Difficult level: Moderate to difficult

Tools you'll need:

  • Combination pliers
  • Adjustable wrench
  • New automatic transmission kickdown cable

Step 1: Park your car in a secure or level area to prepare it for installation. Turn off the engine and let it cool down.

Step 2: Once your engine has cooled off, open your hood and disconnect the negative cable from your battery's terminal. You should also set the emergency break of your car as an added precaution.

Step 3: Remove your engine's air filter from the carburetor. Using your hand, turn the wing-nut found at the top of the filter counterclockwise. Pull the air filter assembly away from the hood to remove it.

Step 4: Locate the throttle lever that is situated on the right side of your engine compartment. It should be attached to your carburetor by two cables. The upper cable is the throttle cable, while the lower one is the automatic transmission kickdown cable.

Step 5: Now that you've found the kickdown cable, unbolt the lock-nut that secures the cable with the use of an adjustable wrench. Two to three turns in a counterclockwise direction should get the nut off the cable.

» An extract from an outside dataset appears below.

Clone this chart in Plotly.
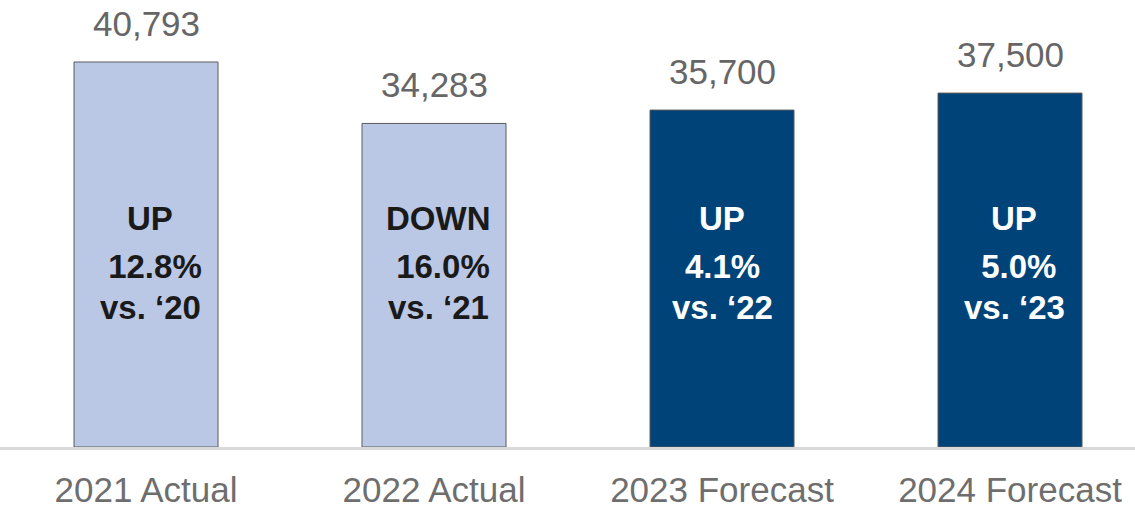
import plotly.graph_objects as go

categories = ["2021 Actual", "2022 Actual", "2023 Forecast", "2024 Forecast"]
values = [40793, 34283, 35700, 37500]
value_labels = ["40,793", "34,283", "35,700", "37,500"]
direction = ["UP", "DOWN", "UP", "UP"]
pct_change = ["\u00a012.8%", "\u00a016.0%", "4.1%", "\u00a05.0%"]
vs_year = ["vs. \u201820", "vs. \u201821", "vs. \u201822", "vs. \u201823"]
is_forecast = [False, False, True, True]

LIGHT = "#BAC8E5"
DARK = "#004379"
FONT = "Liberation Sans"

fill = [DARK if f else LIGHT for f in is_forecast]
inner_color = ["#FFFFFF" if f else "#1A1A1A" for f in is_forecast]

xs = list(range(len(categories)))

fig = go.Figure()
fig.add_trace(go.Bar(
    x=xs, y=values, width=0.5,
    marker=dict(color=fill, line=dict(color="#5A5A5A", width=1)),
    hoverinfo="skip",
))

annotations = []
for i in xs:
    annotations.append(dict(
        x=i, y=values[i], xref="x", yref="y", text=value_labels[i],
        showarrow=False, yanchor="bottom", yshift=17,
        font=dict(family=FONT, size=35, color="#666666"),
    ))
    for txt, py in [(direction[i], 0.5123), (pct_change[i], 0.4049), (vs_year[i], 0.311)]:
        annotations.append(dict(
            x=i, y=py, xref="x", yref="paper", text="<b>%s</b>" % txt,
            showarrow=False, xanchor="center", yanchor="middle",
            xshift=0 if i == 2 else 4,
            font=dict(family=FONT, size=33, color=inner_color[i]),
        ))

fig.update_layout(
    width=1135, height=508,
    margin=dict(l=0, r=0, t=0, b=61),
    plot_bgcolor="white", paper_bgcolor="white",
    showlegend=False,
    annotations=annotations,
    xaxis=dict(
        range=[-0.507, 3.434], tickvals=xs, ticktext=categories,
        showgrid=False, zeroline=False, showline=True,
        linecolor="#D9D9D9", linewidth=3, ticks="",
        ticklabelstandoff=10, automargin=False,
        tickfont=dict(family=FONT, size=35, color="#6E6E6E"),
        fixedrange=True,
    ),
    yaxis=dict(
        range=[0, 47362], visible=False, showgrid=False, zeroline=False,
        fixedrange=True, automargin=False,
    ),
)

fig.write_html(
    "out.html",
    config={"displayModeBar": False},
    post_script="document.body.style.margin='0';document.body.style.overflow='hidden';",
)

Step 6: You should also remove the bracket that holds the kickdown cable to fully release it. Using a pair of pliers, loosen the steel shoulder and slide cable off it. This will disconnect your kickdown cable from the valve.

Step 7: Follow steps 4 and 5 in reverse order to install the new automatic transmission kickdown cable.

Step 8: Reconnect the negative cable to your battery and close the hood of your car. Now that you've installed a new kick down cable, take your car for a spin to test-drive the new part.

*If you feel like your car's accelerator pedal is too firm or loose, simply tighten or loosen the steel shoulder of the cable (the one found in step 7).